Gary Greenberg
abouttheauthor

Confused about depression? Depressed about your confusion? Tired of interminable arguments about whether antidepressants are the spawn of the Devil or Manna from Heaven? Well, so am I. So I decided to do something about it. I wrote a book about how we got to the point where it even makes sense to think of our unhappiness as a disease. The book took me on a long expedition—to clinical trials, doctors' offices, therapy training seminars, and libraries full of dusty old history books. I got interviewed and medicated and even had my brain scanned by a doctor named Amen, and no I did not make that up.
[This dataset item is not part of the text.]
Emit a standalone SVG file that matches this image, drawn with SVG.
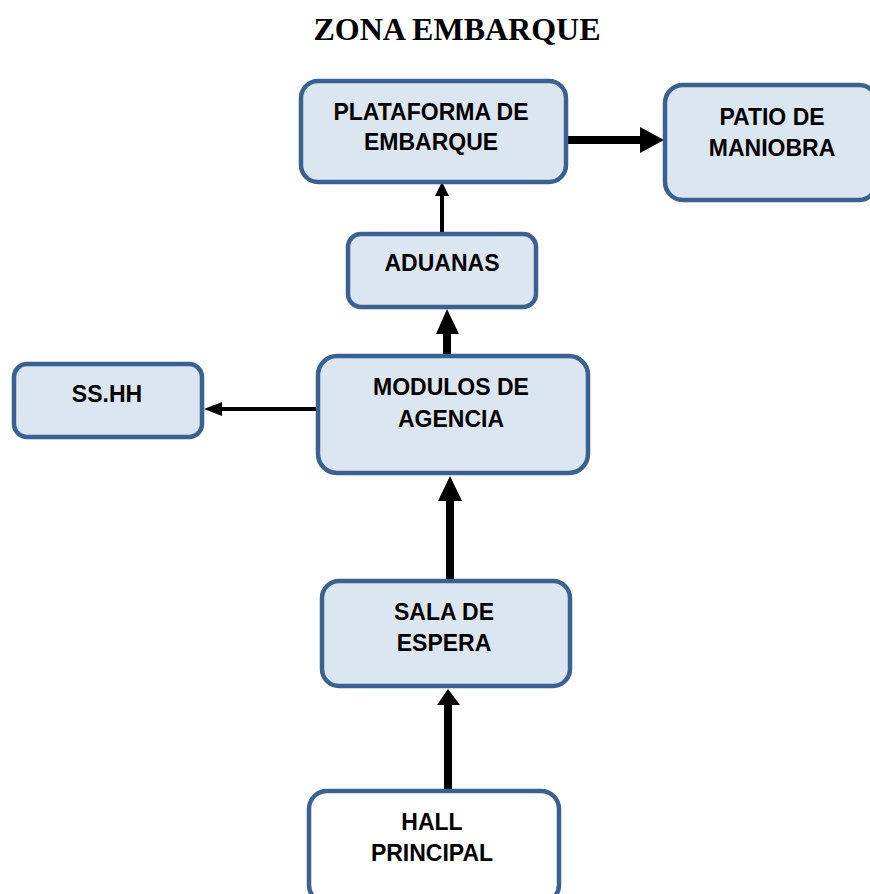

I returned a little less confused, but sure of at least one thing. Depression is not the disease that the doctors and drug companies want you to think it is. That biochemical imbalance they tell you about when they explain why your unhappiness is an illness like diabetes? They're not really sure such a thing exists. In fact, when they talk to each other, they say that one of the things they know is that depression, even the severe kind, is not a simple imbalance of chemicals.

Which doesn't mean depression isn't a problem, and that brain chemicals aren't part of the problem, or that you shouldn't take drugs that make you feel better. It just means that the story is more complicated (and interesting) than the one about depression being a disease like diabetes. That bigger story is the one I tell in my book. It starts in 5000 BC with the Book of Job, the one about the poor fellow who was the butt of a joke Satan played on God. It ends last year. In between, I write about purple dyes, syphilis, and mercury underpants, as well as subjects you'd expect like psychoanalysis and shock therapy. I recount various pranks that have been played by people like Mark Twain on doctors who have grown too big for the britches, including Sigmund Freud. I retrieve from the dustbin of history a couple of important bicycle rides, taken under the influence of powerful drugs, which were crucial to the development of antidepressants. I tell you why Prozac is a lot more like LSD, chemically and culturally, than anyone wants to admit, how psychiatrists destroyed their profession in order to save it, and in the bargain defined mental illness without consideration of the actual conditions under which we live our lives. I take no prisoners, and I have a lot of fun doing it. You'll have a good time reading it, too, I guarantee. The World Health Organization says that depression is soon to be the leading cause of disability in the world, so it's very likely you'll encounter the diagnosis one way or the other. And if you read this book, you will be better equipped to understand what it means and what you might want to do about it.